Calculating Farm Area and Centroid for Enhanced Spatial Analysis
This strategy helps to calculate the total area of farms and determine their precise centroid coordinates. This approach addresses discrepancies between the farm’s initial location and the actual mapped areas within the farm, enhancing the reliability of spatial analyses.
Rationale
When users create a farm, they can set the farm’s location by providing an address, entering coordinates, or dropping a pin on the map. However, during the mapping workflow, users might draw the farm map (fields, gardens, etc.) in separate or multiple locations. This discrepancy can lead to significant differences between the initially set location and the actual mapped areas.
We observed instances where the centroid calculated from mapped areas and the user-provided location differed by over 25 km. While this does not indicate fraudulent farm entries, it highlights cases where multiple significant locations (e.g., fields, gardens) were grouped under one farm name and farm ID.
These discrepancies can impact spatial analyses, such as identifying the closest metropolitan area to a farm, evaluating farm diversity, or assessing environmental influences.
Implementation Strategy
Data Sources
We utilized the following data sources:
- Farm Data: General information about the farm, including user-inputted grid points.

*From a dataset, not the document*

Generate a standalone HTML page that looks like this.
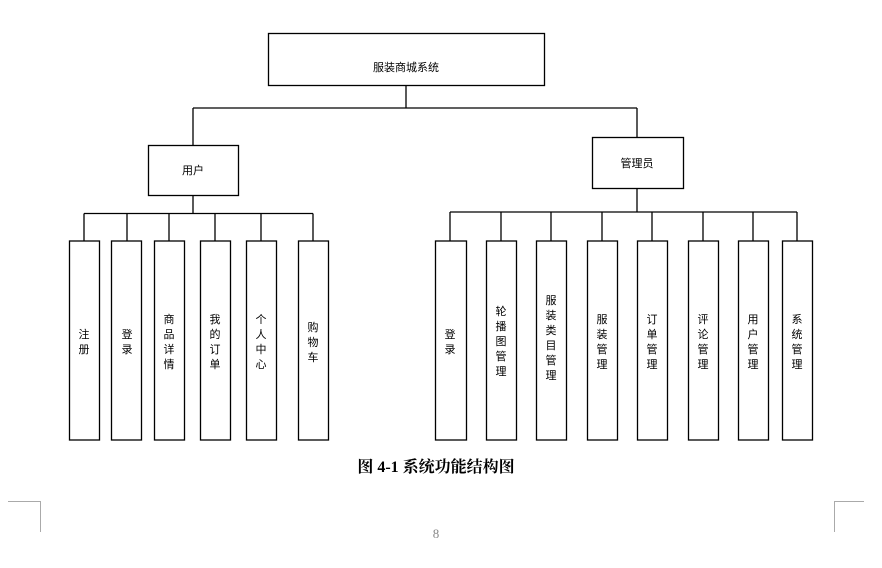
<!DOCTYPE html>
<html><head><meta charset="utf-8"><style>
html,body{margin:0;padding:0;background:#fff;}
svg{display:block;}
.t{font-family:"Liberation Sans","Noto Sans CJK SC",sans-serif;font-size:11px;fill:#000;}
</style></head><body>
<svg width="882" height="568" viewBox="0 0 882 568" xmlns="http://www.w3.org/2000/svg">
<g fill="#fff" stroke="#000" stroke-width="1.3">
<rect x="268.5" y="33.5" width="276" height="52"/>
<rect x="148.5" y="145.5" width="90" height="50"/>
<rect x="592.5" y="137.5" width="91" height="51"/>
</g>
<g stroke="#000" stroke-width="1.3" fill="none">
<path d="M406 85.5V108M193 108H637M193 108V145.5M637 108V137.5"/>
<path d="M193 195.5V213.5M84 213.5H313M84 213.5V241M127 213.5V241M169 213.5V241M215 213.5V241M261 213.5V241M313 213.5V241"/>
<path d="M637 188.5V212M450 212H797M450 212V241M501 212V241M551 212V241M602 212V241M652 212V241M703 212V241M753 212V241M797 212V241"/>
</g>
<g fill="#fff" stroke="#000" stroke-width="1.3">
<rect x="69.5" y="241" width="30" height="199"/>
<rect x="111.5" y="241" width="30" height="199"/>
<rect x="154.5" y="241" width="30" height="199"/>
<rect x="200.5" y="241" width="30" height="199"/>
<rect x="246.5" y="241" width="30" height="199"/>
<rect x="298.5" y="241" width="30" height="199"/>
<rect x="435.5" y="241" width="31" height="199"/>
<rect x="486.5" y="241" width="30" height="199"/>
<rect x="536.5" y="241" width="30" height="199"/>
<rect x="587.5" y="241" width="30" height="199"/>
<rect x="637.5" y="241" width="30" height="199"/>
<rect x="688.5" y="241" width="30" height="199"/>
<rect x="738.5" y="241" width="30" height="199"/>
<rect x="782.5" y="241" width="30" height="199"/>
</g>
<g class="t" text-anchor="middle">
<text x="406" y="71">服装商城系统</text>
<text x="193" y="174">用户</text>
<text x="637" y="167">管理员</text>
</g>
<g class="t" text-anchor="middle" id="v"></g>
<g stroke="#aaa" stroke-width="1" fill="none">
<path d="M8 501.5H40.5V532M864 501.5H834.5V532"/>
</g>
<text x="436" y="472" text-anchor="middle" style="font-family:'Liberation Serif','Noto Serif CJK SC',serif;font-size:16px;font-weight:bold;">图 4-1 系统功能结构图</text>
<text x="436" y="538" text-anchor="middle" style="font-family:'Liberation Serif',serif;font-size:13px;fill:#888;">8</text>
<g class="t" text-anchor="middle">
<text x="84" y="338">注</text><text x="84" y="353">册</text>
<text x="127" y="338">登</text><text x="127" y="353">录</text>
<text x="169" y="323">商</text><text x="169" y="338">品</text><text x="169" y="353">详</text><text x="169" y="368">情</text>
<text x="215" y="323">我</text><text x="215" y="338">的</text><text x="215" y="353">订</text><text x="215" y="368">单</text>
<text x="261" y="323">个</text><text x="261" y="338">人</text><text x="261" y="353">中</text><text x="261" y="368">心</text>
<text x="313" y="331">购</text><text x="313" y="346">物</text><text x="313" y="361">车</text>
<text x="450" y="338">登</text><text x="450" y="353">录</text>
<text x="501" y="315">轮</text><text x="501" y="330">播</text><text x="501" y="345">图</text><text x="501" y="360">管</text><text x="501" y="375">理</text>
<text x="551" y="304">服</text><text x="551" y="319">装</text><text x="551" y="334">类</text><text x="551" y="349">目</text><text x="551" y="364">管</text><text x="551" y="379">理</text>
<text x="602" y="323">服</text><text x="602" y="338">装</text><text x="602" y="353">管</text><text x="602" y="368">理</text>
<text x="652" y="323">订</text><text x="652" y="338">单</text><text x="652" y="353">管</text><text x="652" y="368">理</text>
<text x="703" y="323">评</text><text x="703" y="338">论</text><text x="703" y="353">管</text><text x="703" y="368">理</text>
<text x="753" y="323">用</text><text x="753" y="338">户</text><text x="753" y="353">管</text><text x="753" y="368">理</text>
<text x="797" y="323">系</text><text x="797" y="338">统</text><text x="797" y="353">管</text><text x="797" y="368">理</text>
</g>
</svg>
</body></html>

- Mapped Areas: Polygon data representing fields, gardens, and other regions within the farm.
- Location Data: Associated coordinates of mapped farm areas.
Calculation Steps
- Parse Coordinates:
- Convert any string representations of coordinates into a structured list for further analysis.
- Compute Centroid:
- Calculate the centroid for areas marked as “Farm Site Boundary” if available.
- If no “Farm Site Boundary” exists, aggregate coordinates from all mapped areas (e.g., fields, gardens) to compute a cumulative centroid.
- Distance Analysis:
- Compare the centroid of the mapped areas with the initial user-provided location (
grid_points
). - Calculate distances between these two points using geospatial methods and classify farms based on proximity:
- Within 500m, 1km, 5km, 10km, and 15km.
- Beyond 15km and 25km.
- Compare the centroid of the mapped areas with the initial user-provided location (
- Data Output:
- Generate a refined dataset containing the farm ID, centroid coordinates, user-provided grid points, and calculated distances.
Key Observations
- Centroid Discrepancy:
- Some farms showed centroid-to-user-location distances exceeding 25 km.
- This indicates that users grouped multiple separate significant areas under a single farm ID.
- Outlier Farms:
- Farms with large discrepancies between their centroid and user-provided locations were flagged as outliers.
- These farms are not considered fraudulent but represent unique cases with dispersed mapped areas.
Benefits of This Strategy
- Improved Spatial Accuracy:
- Allows for precise identification of farm locations based on actual mapped areas.
- Flexible Analysis Options:
- Enables researchers to select either user-provided coordinates or computed centroids, depending on the analysis.
- Enhanced Data Integrity:
- Highlights outlier cases for further review, ensuring better understanding of farm spatial distributions.
Considerations
- Data Quality:
- Relies on accurate user mappings. Errors in mapped data can affect the centroid calculations.
- Outlier Handling:
- Outlier farms may require manual review for specific analyses.
- Computational Resources:
- Handling large datasets with complex geometries may require significant computational power.
Conclusion
This approach reconciles differences between initial farm locations and actual mapped areas, providing a comprehensive spatial representation of farms. While outlier farms with significant centroid-to-user-location discrepancies are noted, they are still valid entries, representing unique spatial distributions. This refined spatial data improves the accuracy and reliability of analyses involving farm proximity, urban interactions, and geographical diversity.